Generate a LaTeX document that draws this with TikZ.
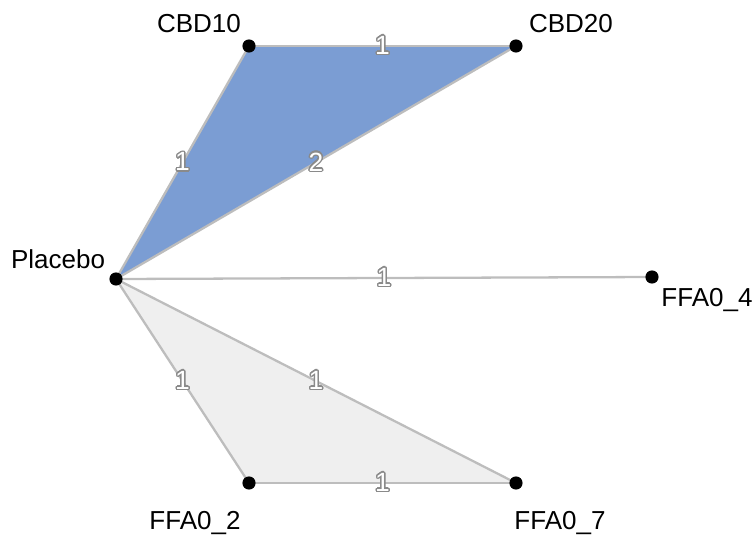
\documentclass[tikz,border=0pt]{standalone}
\usepackage{fontspec}
\setmainfont{Liberation Sans}
\usepackage{xcolor}
\usepackage[copies]{contour}
\usetikzlibrary{positioning,calc}
\definecolor{EdgeGray}{HTML}{BDBDBD}
\definecolor{CbdBlue}{HTML}{7B9DD3}
\definecolor{FfaGray}{HTML}{EFEFEF}
\definecolor{NumGray}{HTML}{8A8A8A}
\contourlength{0.8pt}
\tikzset{
  TR/.style={circle,fill=black,inner sep=0pt,minimum size=7.5pt},
  ED/.style={draw=EdgeGray,line width=1.3pt},
  NL/.style={font=\fontsize{14.8}{17}\selectfont},
  EL/.style={midway,inner sep=0pt,font=\fontsize{15}{17}\selectfont}
}
\newcommand{\ecount}[1]{\contour{NumGray}{\textcolor{white}{#1}}}

\begin{document}
\begin{tikzpicture}[x=0.02cm,y=-0.02cm]
  \useasboundingbox (0,0) rectangle (754,545);
  \coordinate (cbd10) at (249,46);
  \coordinate (cbd20) at (516,46);
  \coordinate (pla) at (116,279);
  \coordinate (ffa4) at (652,277);
  \coordinate (ffa2) at (249,483);
  \coordinate (ffa7) at (516,483);

  % closed loops
  \fill[CbdBlue](pla)--(cbd10)--(cbd20)--cycle;
  \fill[FfaGray](pla)--(ffa2)--(ffa7)--cycle;

  % comparisons
  \draw[ED](cbd10)--(cbd20) node[EL]{\ecount{1}};
  \draw[ED](pla)--(cbd10) node[EL]{\ecount{1}};
  \draw[ED](pla)--(cbd20) node[EL]{\ecount{2}};
  \draw[ED](pla)--(ffa4) node[EL]{\ecount{1}};
  \draw[ED](pla)--(ffa2) node[EL]{\ecount{1}};
  \draw[ED](pla)--(ffa7) node[EL]{\ecount{1}};
  \draw[ED](ffa2)--(ffa7) node[EL]{\ecount{1}};

  % treatments
  \node[TR] (n10) at (cbd10) {};
  \node[TR] (n20) at (cbd20) {};
  \node[TR] (np) at (pla) {};
  \node[TR] (n4) at (ffa4) {};
  \node[TR] (n2) at (ffa2) {};
  \node[TR] (n7) at (ffa7) {};
  \node[NL] (t10) at (199,24) {CBD10};
  \node[NL] (t20) at (571,24) {CBD20};
  \node[NL] (tp) at (58,259) {Placebo};
  \node[NL] (t4) at (707,300) {FFA0\_4};
  \node[NL] (t2) at (195,523) {FFA0\_2};
  \node[NL] (t7) at (560,523) {FFA0\_7};
\end{tikzpicture}
\end{document}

━━━━━━━━

EXERCISE PROMPT:
Drop the images and repeat the data exactly.

RESPONSE:
Generate a LaTeX document that draws this with TikZ.
\documentclass[tikz,border=0pt]{standalone}
\usepackage{fontspec}
\setmainfont{Liberation Sans}
\usepackage{xcolor}
\usepackage[copies]{contour}
\usetikzlibrary{positioning,calc}
\definecolor{EdgeGray}{HTML}{BDBDBD}
\definecolor{CbdBlue}{HTML}{7B9DD3}
\definecolor{FfaGray}{HTML}{EFEFEF}
\definecolor{NumGray}{HTML}{8A8A8A}
\contourlength{0.8pt}
\tikzset{
  TR/.style={circle,fill=black,inner sep=0pt,minimum size=7.5pt},
  ED/.style={draw=EdgeGray,line width=1.3pt},
  NL/.style={font=\fontsize{14.8}{17}\selectfont},
  EL/.style={midway,inner sep=0pt,font=\fontsize{15}{17}\selectfont}
}
\newcommand{\ecount}[1]{\contour{NumGray}{\textcolor{white}{#1}}}

\begin{document}
\begin{tikzpicture}[x=0.02cm,y=-0.02cm]
  \useasboundingbox (0,0) rectangle (754,545);
  \coordinate (cbd10) at (249,46);
  \coordinate (cbd20) at (516,46);
  \coordinate (pla) at (116,279);
  \coordinate (ffa4) at (652,277);
  \coordinate (ffa2) at (249,483);
  \coordinate (ffa7) at (516,483);

  % closed loops
  \fill[CbdBlue](pla)--(cbd10)--(cbd20)--cycle;
  \fill[FfaGray](pla)--(ffa2)--(ffa7)--cycle;

  % comparisons
  \draw[ED](cbd10)--(cbd20) node[EL]{\ecount{1}};
  \draw[ED](pla)--(cbd10) node[EL]{\ecount{1}};
  \draw[ED](pla)--(cbd20) node[EL]{\ecount{2}};
  \draw[ED](pla)--(ffa4) node[EL]{\ecount{1}};
  \draw[ED](pla)--(ffa2) node[EL]{\ecount{1}};
  \draw[ED](pla)--(ffa7) node[EL]{\ecount{1}};
  \draw[ED](ffa2)--(ffa7) node[EL]{\ecount{1}};

  % treatments
  \node[TR] (n10) at (cbd10) {};
  \node[TR] (n20) at (cbd20) {};
  \node[TR] (np) at (pla) {};
  \node[TR] (n4) at (ffa4) {};
  \node[TR] (n2) at (ffa2) {};
  \node[TR] (n7) at (ffa7) {};
  \node[NL] (t10) at (199,24) {CBD10};
  \node[NL] (t20) at (571,24) {CBD20};
  \node[NL] (tp) at (58,259) {Placebo};
  \node[NL] (t4) at (707,300) {FFA0\_4};
  \node[NL] (t2) at (195,523) {FFA0\_2};
  \node[NL] (t7) at (560,523) {FFA0\_7};
\end{tikzpicture}
\end{document}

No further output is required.